**Data section**
****

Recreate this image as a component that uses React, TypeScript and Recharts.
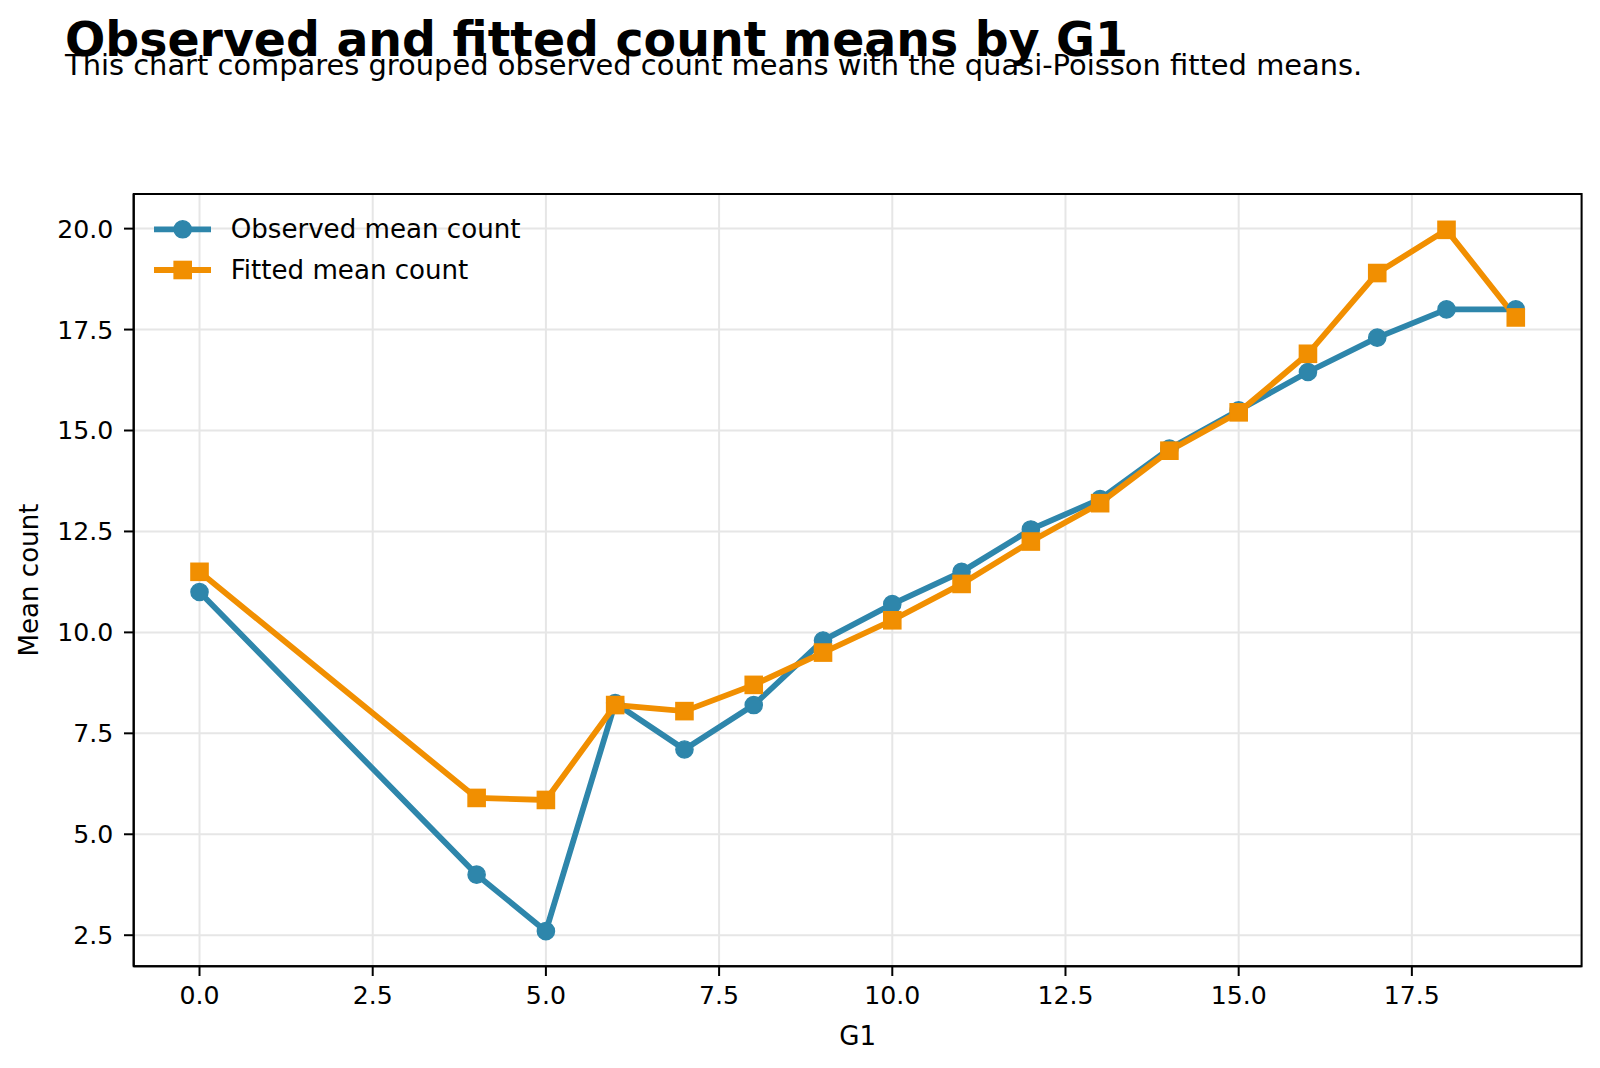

****

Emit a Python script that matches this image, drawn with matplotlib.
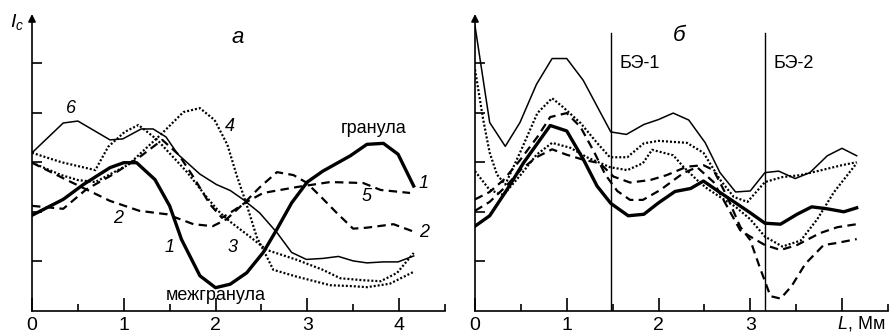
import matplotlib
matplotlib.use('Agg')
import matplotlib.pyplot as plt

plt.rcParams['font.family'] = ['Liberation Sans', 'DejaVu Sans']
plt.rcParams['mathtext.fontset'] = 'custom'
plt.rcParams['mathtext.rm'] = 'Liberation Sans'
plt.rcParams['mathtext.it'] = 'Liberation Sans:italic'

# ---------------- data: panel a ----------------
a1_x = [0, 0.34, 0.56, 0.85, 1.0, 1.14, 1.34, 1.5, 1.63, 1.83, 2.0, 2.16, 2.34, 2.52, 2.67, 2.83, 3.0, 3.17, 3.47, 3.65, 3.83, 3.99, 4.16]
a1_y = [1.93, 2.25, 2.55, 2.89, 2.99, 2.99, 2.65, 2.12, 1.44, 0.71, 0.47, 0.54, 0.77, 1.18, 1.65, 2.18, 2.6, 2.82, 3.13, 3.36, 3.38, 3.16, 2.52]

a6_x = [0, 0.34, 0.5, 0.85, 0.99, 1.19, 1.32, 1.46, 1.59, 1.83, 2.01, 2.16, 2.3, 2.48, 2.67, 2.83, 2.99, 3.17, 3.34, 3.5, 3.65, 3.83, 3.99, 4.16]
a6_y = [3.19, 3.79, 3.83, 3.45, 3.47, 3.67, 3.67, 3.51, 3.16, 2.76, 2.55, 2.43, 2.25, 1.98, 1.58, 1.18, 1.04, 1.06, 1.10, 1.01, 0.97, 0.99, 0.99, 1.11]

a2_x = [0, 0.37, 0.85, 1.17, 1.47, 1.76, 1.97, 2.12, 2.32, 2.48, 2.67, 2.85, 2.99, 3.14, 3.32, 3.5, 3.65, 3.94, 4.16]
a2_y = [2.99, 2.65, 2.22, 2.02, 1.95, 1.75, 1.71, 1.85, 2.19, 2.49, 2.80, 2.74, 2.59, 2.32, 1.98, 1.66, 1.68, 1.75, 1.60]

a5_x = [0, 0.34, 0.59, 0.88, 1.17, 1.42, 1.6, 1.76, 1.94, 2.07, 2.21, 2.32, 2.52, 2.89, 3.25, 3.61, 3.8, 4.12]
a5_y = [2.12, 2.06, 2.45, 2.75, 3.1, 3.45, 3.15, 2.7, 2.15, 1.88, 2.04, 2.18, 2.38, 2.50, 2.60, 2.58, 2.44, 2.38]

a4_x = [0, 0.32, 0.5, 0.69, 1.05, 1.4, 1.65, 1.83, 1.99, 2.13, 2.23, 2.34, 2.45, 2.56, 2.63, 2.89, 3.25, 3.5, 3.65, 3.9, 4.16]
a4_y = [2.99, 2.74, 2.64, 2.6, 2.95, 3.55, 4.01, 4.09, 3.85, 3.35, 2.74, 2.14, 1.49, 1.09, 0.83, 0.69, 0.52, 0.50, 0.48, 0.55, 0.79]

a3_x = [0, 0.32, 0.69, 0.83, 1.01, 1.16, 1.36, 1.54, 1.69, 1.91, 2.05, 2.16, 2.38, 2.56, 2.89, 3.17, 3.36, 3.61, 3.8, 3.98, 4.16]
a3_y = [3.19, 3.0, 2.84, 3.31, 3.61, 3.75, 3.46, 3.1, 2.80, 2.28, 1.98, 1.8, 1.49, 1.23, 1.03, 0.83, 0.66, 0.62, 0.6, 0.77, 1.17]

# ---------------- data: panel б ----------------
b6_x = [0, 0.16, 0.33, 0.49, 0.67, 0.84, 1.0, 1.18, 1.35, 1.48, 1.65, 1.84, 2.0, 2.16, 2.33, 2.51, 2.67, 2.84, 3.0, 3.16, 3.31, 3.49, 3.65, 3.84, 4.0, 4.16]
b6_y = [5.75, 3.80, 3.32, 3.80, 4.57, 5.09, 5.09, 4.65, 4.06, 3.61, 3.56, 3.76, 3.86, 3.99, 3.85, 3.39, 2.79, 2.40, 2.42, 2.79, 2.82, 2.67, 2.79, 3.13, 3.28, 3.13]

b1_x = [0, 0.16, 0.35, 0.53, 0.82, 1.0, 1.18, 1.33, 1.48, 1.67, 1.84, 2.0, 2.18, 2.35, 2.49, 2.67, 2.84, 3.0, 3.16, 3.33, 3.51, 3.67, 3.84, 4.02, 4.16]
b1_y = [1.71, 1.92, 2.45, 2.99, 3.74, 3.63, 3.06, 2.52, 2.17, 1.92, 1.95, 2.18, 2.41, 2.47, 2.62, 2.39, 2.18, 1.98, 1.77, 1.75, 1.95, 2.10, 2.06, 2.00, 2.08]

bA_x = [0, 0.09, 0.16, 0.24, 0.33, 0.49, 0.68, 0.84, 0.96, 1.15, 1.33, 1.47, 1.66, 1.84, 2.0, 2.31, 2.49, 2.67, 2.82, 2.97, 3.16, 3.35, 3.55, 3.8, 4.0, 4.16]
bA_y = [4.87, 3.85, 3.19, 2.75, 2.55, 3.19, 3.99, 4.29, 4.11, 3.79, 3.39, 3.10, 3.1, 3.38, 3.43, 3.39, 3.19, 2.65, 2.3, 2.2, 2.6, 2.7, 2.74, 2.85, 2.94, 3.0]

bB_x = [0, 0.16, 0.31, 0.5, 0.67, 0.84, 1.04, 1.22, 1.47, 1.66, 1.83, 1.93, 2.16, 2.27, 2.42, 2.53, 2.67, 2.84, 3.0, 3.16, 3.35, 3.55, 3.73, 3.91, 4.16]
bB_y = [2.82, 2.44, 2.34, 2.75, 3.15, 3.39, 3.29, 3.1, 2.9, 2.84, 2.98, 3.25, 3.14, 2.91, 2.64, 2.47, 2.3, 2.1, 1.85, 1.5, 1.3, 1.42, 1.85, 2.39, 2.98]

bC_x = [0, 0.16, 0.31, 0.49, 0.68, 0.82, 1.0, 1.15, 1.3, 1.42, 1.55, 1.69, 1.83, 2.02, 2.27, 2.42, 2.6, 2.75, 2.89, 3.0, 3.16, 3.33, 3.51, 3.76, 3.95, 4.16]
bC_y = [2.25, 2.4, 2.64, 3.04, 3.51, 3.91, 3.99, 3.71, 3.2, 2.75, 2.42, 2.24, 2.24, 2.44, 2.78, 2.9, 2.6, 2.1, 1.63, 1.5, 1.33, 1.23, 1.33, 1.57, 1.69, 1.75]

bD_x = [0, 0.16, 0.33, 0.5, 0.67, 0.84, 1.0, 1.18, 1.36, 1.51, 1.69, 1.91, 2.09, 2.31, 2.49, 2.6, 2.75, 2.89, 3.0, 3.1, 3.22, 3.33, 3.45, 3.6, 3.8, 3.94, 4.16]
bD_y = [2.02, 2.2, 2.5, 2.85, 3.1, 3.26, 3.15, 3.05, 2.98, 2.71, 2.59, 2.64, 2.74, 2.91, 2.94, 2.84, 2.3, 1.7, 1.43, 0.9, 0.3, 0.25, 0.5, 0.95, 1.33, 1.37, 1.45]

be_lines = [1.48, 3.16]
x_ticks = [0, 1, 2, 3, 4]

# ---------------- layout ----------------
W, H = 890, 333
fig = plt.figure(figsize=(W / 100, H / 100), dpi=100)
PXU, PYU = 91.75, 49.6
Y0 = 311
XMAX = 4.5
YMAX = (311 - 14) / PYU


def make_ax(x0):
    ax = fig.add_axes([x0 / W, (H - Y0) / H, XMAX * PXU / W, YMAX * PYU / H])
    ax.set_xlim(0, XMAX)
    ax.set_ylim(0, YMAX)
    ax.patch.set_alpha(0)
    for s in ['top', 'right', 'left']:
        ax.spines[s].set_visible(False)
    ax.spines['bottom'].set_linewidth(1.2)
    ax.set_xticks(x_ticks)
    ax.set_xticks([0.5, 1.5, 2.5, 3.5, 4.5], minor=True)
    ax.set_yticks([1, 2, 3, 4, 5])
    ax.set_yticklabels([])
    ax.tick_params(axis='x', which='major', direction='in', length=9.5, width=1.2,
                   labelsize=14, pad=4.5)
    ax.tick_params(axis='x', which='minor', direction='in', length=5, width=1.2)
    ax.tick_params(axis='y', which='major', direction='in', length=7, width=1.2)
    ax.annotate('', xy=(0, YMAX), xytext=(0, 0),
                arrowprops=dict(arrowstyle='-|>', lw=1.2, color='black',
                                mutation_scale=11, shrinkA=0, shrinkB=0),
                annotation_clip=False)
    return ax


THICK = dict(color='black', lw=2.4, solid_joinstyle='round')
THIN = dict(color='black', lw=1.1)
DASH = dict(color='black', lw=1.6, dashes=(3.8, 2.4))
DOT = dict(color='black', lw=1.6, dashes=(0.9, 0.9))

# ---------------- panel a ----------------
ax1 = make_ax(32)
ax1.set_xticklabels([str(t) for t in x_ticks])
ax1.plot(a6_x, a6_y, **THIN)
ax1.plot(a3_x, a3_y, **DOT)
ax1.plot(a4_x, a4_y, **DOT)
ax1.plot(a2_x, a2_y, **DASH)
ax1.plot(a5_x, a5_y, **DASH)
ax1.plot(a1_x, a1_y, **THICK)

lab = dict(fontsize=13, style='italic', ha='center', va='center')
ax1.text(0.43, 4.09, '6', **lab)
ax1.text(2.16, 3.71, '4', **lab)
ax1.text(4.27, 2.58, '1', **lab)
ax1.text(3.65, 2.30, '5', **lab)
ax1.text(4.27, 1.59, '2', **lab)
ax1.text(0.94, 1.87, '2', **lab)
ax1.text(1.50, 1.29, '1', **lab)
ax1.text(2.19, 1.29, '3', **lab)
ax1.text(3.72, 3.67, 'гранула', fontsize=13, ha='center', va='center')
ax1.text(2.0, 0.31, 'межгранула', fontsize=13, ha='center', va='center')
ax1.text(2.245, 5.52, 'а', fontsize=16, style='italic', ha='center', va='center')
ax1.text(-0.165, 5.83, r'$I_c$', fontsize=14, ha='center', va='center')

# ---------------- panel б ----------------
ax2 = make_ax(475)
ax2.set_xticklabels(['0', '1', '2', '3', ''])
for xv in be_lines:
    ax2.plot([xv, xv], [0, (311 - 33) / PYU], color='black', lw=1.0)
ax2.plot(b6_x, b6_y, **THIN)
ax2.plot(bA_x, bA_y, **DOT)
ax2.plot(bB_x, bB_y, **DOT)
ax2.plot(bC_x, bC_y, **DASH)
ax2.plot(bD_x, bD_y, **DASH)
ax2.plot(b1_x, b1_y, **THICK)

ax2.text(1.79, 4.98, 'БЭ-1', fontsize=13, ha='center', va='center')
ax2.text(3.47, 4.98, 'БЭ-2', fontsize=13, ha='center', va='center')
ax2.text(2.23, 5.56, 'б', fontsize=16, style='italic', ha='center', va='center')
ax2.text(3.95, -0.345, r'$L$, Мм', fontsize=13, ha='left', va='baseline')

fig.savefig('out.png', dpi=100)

****

**What you are asked to do**
Only the lines starting at the line with "Emit a Python" and ending at the line with "3.38, 3.16, 2.52]" should be printed again, exactly and with both ends kept; omit the pictures.

**Exercise answer**
Emit a Python script that matches this image, drawn with matplotlib.
import matplotlib
matplotlib.use('Agg')
import matplotlib.pyplot as plt

plt.rcParams['font.family'] = ['Liberation Sans', 'DejaVu Sans']
plt.rcParams['mathtext.fontset'] = 'custom'
plt.rcParams['mathtext.rm'] = 'Liberation Sans'
plt.rcParams['mathtext.it'] = 'Liberation Sans:italic'

# ---------------- data: panel a ----------------
a1_x = [0, 0.34, 0.56, 0.85, 1.0, 1.14, 1.34, 1.5, 1.63, 1.83, 2.0, 2.16, 2.34, 2.52, 2.67, 2.83, 3.0, 3.17, 3.47, 3.65, 3.83, 3.99, 4.16]
a1_y = [1.93, 2.25, 2.55, 2.89, 2.99, 2.99, 2.65, 2.12, 1.44, 0.71, 0.47, 0.54, 0.77, 1.18, 1.65, 2.18, 2.6, 2.82, 3.13, 3.36, 3.38, 3.16, 2.52]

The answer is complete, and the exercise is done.